§ **Written task**
Please output every line of the material as it stands, without the pictures.

§ **Material**
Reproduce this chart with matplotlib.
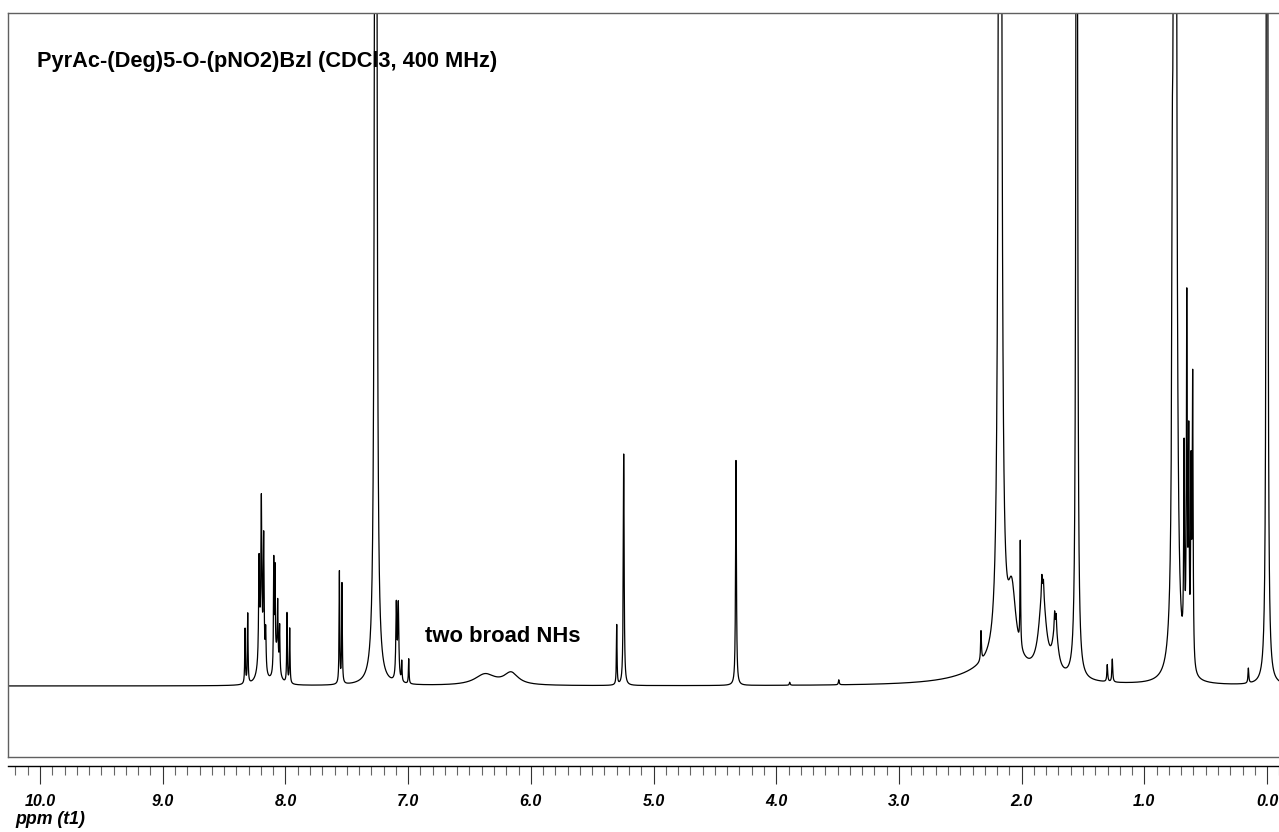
import matplotlib
matplotlib.use("Agg")
import matplotlib.pyplot as plt
from matplotlib.ticker import MultipleLocator, FormatStrFormatter
import numpy as np

plt.rcParams["font.family"] = ["Liberation Sans", "DejaVu Sans"]

W, H = 1279, 832

# peak list: shift (ppm), height above baseline, half width (ppm)
peak_ppm = [8.329, 8.307, 8.215, 8.196, 8.177, 8.161, 8.20, 8.095, 8.085, 8.063,
            8.047, 8.07, 7.987, 7.965, 7.560, 7.539, 7.264, 7.096, 7.080, 7.052,
            6.995, 6.373, 6.161, 5.300, 5.243, 4.328, 3.89, 3.49, 2.331, 2.20,
            2.176, 2.08, 2.011, 1.83, 1.835, 1.822, 1.725, 1.731, 1.718, 1.551,
            1.302, 1.261, 0.772, 0.750, 0.676, 0.654, 0.638, 0.619, 0.606, 0.152,
            0.0]
peak_height = [55, 70, 95, 138, 125, 40, 45, 108, 92, 55,
               45, 30, 70, 55, 112, 100, 4000, 75, 75, 20,
               25, 11, 12, 60, 232, 225, 3, 5, 30, 18,
               3000, 70, 105, 80, 18, 15, 45, 14, 14, 2000,
               17, 23, 250, 4000, 200, 355, 215, 185, 285, 15,
               3000]
peak_hwhm = [0.003, 0.003, 0.004, 0.004, 0.004, 0.004, 0.02, 0.003, 0.003, 0.003,
             0.003, 0.02, 0.003, 0.003, 0.003, 0.003, 0.005, 0.005, 0.005, 0.003,
             0.003, 0.10, 0.07, 0.003, 0.004, 0.004, 0.004, 0.004, 0.004, 0.30,
             0.008, 0.04, 0.003, 0.035, 0.004, 0.004, 0.025, 0.003, 0.003, 0.005,
             0.004, 0.004, 0.005, 0.0065, 0.004, 0.004, 0.004, 0.004, 0.004, 0.004,
             0.0038]

xlim = (10.261, -0.130)
ylim = (-71, 673)

ppm = np.arange(xlim[1], xlim[0], 0.0004)
intensity = np.zeros_like(ppm)
for p, h, g in zip(peak_ppm, peak_height, peak_hwhm):
    intensity += h * g ** 2 / ((ppm - p) ** 2 + g ** 2)

fig = plt.figure(figsize=(W / 100, H / 100), dpi=100)
fig.patch.set_facecolor("white")

ax = fig.add_axes([8 / W, (H - 757) / H, (1283 - 8) / W, (757 - 13) / H])
ax.plot(ppm, intensity, color="black", lw=0.9)
ax.set_xlim(*xlim)
ax.set_ylim(*ylim)
ax.set_xticks([])
ax.set_yticks([])
for s in ax.spines.values():
    s.set_color("#606060")
    s.set_linewidth(1.0)

fig.text(37 / W, (H - 62) / H, "PyrAc-(Deg)5-O-(pNO2)Bzl (CDCl3, 400 MHz)",
         ha="left", va="center", fontsize=15.7, fontweight="bold")
ax.text(6.862, 686 - 637, "two broad NHs", ha="left", va="center",
        fontsize=15.8, fontweight="bold")

# separate ppm scale below the frame
sc = fig.add_axes([8 / W, (H - 766) / H, (1283 - 8) / W, 0.0001])
sc.set_xlim(*xlim)
sc.set_yticks([])
for k in ["left", "right", "top"]:
    sc.spines[k].set_visible(False)
sc.spines["bottom"].set_linewidth(1.0)
sc.xaxis.set_major_locator(MultipleLocator(1.0))
sc.xaxis.set_minor_locator(MultipleLocator(0.1))
sc.xaxis.set_major_formatter(FormatStrFormatter("%.1f"))
sc.tick_params(axis="x", which="major", direction="out", length=13, width=0.8,
               color="#333333", pad=7, labelsize=11.5)
sc.tick_params(axis="x", which="minor", direction="out", length=6.5, width=0.8,
               color="#666666")
for lab in sc.get_xticklabels():
    lab.set_fontweight("bold")
    lab.set_fontstyle("italic")

fig.text(15 / W, (H - 820) / H, "ppm (t1)", ha="left", va="center",
         fontsize=12.8, fontweight="bold", fontstyle="italic")

fig.savefig("out.png", dpi=100, facecolor="white")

§ **Expected answer**
Reproduce this chart with matplotlib.
import matplotlib
matplotlib.use("Agg")
import matplotlib.pyplot as plt
from matplotlib.ticker import MultipleLocator, FormatStrFormatter
import numpy as np

plt.rcParams["font.family"] = ["Liberation Sans", "DejaVu Sans"]

W, H = 1279, 832

# peak list: shift (ppm), height above baseline, half width (ppm)
peak_ppm = [8.329, 8.307, 8.215, 8.196, 8.177, 8.161, 8.20, 8.095, 8.085, 8.063,
            8.047, 8.07, 7.987, 7.965, 7.560, 7.539, 7.264, 7.096, 7.080, 7.052,
            6.995, 6.373, 6.161, 5.300, 5.243, 4.328, 3.89, 3.49, 2.331, 2.20,
            2.176, 2.08, 2.011, 1.83, 1.835, 1.822, 1.725, 1.731, 1.718, 1.551,
            1.302, 1.261, 0.772, 0.750, 0.676, 0.654, 0.638, 0.619, 0.606, 0.152,
            0.0]
peak_height = [55, 70, 95, 138, 125, 40, 45, 108, 92, 55,
               45, 30, 70, 55, 112, 100, 4000, 75, 75, 20,
               25, 11, 12, 60, 232, 225, 3, 5, 30, 18,
               3000, 70, 105, 80, 18, 15, 45, 14, 14, 2000,
               17, 23, 250, 4000, 200, 355, 215, 185, 285, 15,
               3000]
peak_hwhm = [0.003, 0.003, 0.004, 0.004, 0.004, 0.004, 0.02, 0.003, 0.003, 0.003,
             0.003, 0.02, 0.003, 0.003, 0.003, 0.003, 0.005, 0.005, 0.005, 0.003,
             0.003, 0.10, 0.07, 0.003, 0.004, 0.004, 0.004, 0.004, 0.004, 0.30,
             0.008, 0.04, 0.003, 0.035, 0.004, 0.004, 0.025, 0.003, 0.003, 0.005,
             0.004, 0.004, 0.005, 0.0065, 0.004, 0.004, 0.004, 0.004, 0.004, 0.004,
             0.0038]

xlim = (10.261, -0.130)
ylim = (-71, 673)

ppm = np.arange(xlim[1], xlim[0], 0.0004)
intensity = np.zeros_like(ppm)
for p, h, g in zip(peak_ppm, peak_height, peak_hwhm):
    intensity += h * g ** 2 / ((ppm - p) ** 2 + g ** 2)

fig = plt.figure(figsize=(W / 100, H / 100), dpi=100)
fig.patch.set_facecolor("white")

ax = fig.add_axes([8 / W, (H - 757) / H, (1283 - 8) / W, (757 - 13) / H])
ax.plot(ppm, intensity, color="black", lw=0.9)
ax.set_xlim(*xlim)
ax.set_ylim(*ylim)
ax.set_xticks([])
ax.set_yticks([])
for s in ax.spines.values():
    s.set_color("#606060")
    s.set_linewidth(1.0)

fig.text(37 / W, (H - 62) / H, "PyrAc-(Deg)5-O-(pNO2)Bzl (CDCl3, 400 MHz)",
         ha="left", va="center", fontsize=15.7, fontweight="bold")
ax.text(6.862, 686 - 637, "two broad NHs", ha="left", va="center",
        fontsize=15.8, fontweight="bold")

# separate ppm scale below the frame
sc = fig.add_axes([8 / W, (H - 766) / H, (1283 - 8) / W, 0.0001])
sc.set_xlim(*xlim)
sc.set_yticks([])
for k in ["left", "right", "top"]:
    sc.spines[k].set_visible(False)
sc.spines["bottom"].set_linewidth(1.0)
sc.xaxis.set_major_locator(MultipleLocator(1.0))
sc.xaxis.set_minor_locator(MultipleLocator(0.1))
sc.xaxis.set_major_formatter(FormatStrFormatter("%.1f"))
sc.tick_params(axis="x", which="major", direction="out", length=13, width=0.8,
               color="#333333", pad=7, labelsize=11.5)
sc.tick_params(axis="x", which="minor", direction="out", length=6.5, width=0.8,
               color="#666666")
for lab in sc.get_xticklabels():
    lab.set_fontweight("bold")
    lab.set_fontstyle("italic")

fig.text(15 / W, (H - 820) / H, "ppm (t1)", ha="left", va="center",
         fontsize=12.8, fontweight="bold", fontstyle="italic")

fig.savefig("out.png", dpi=100, facecolor="white")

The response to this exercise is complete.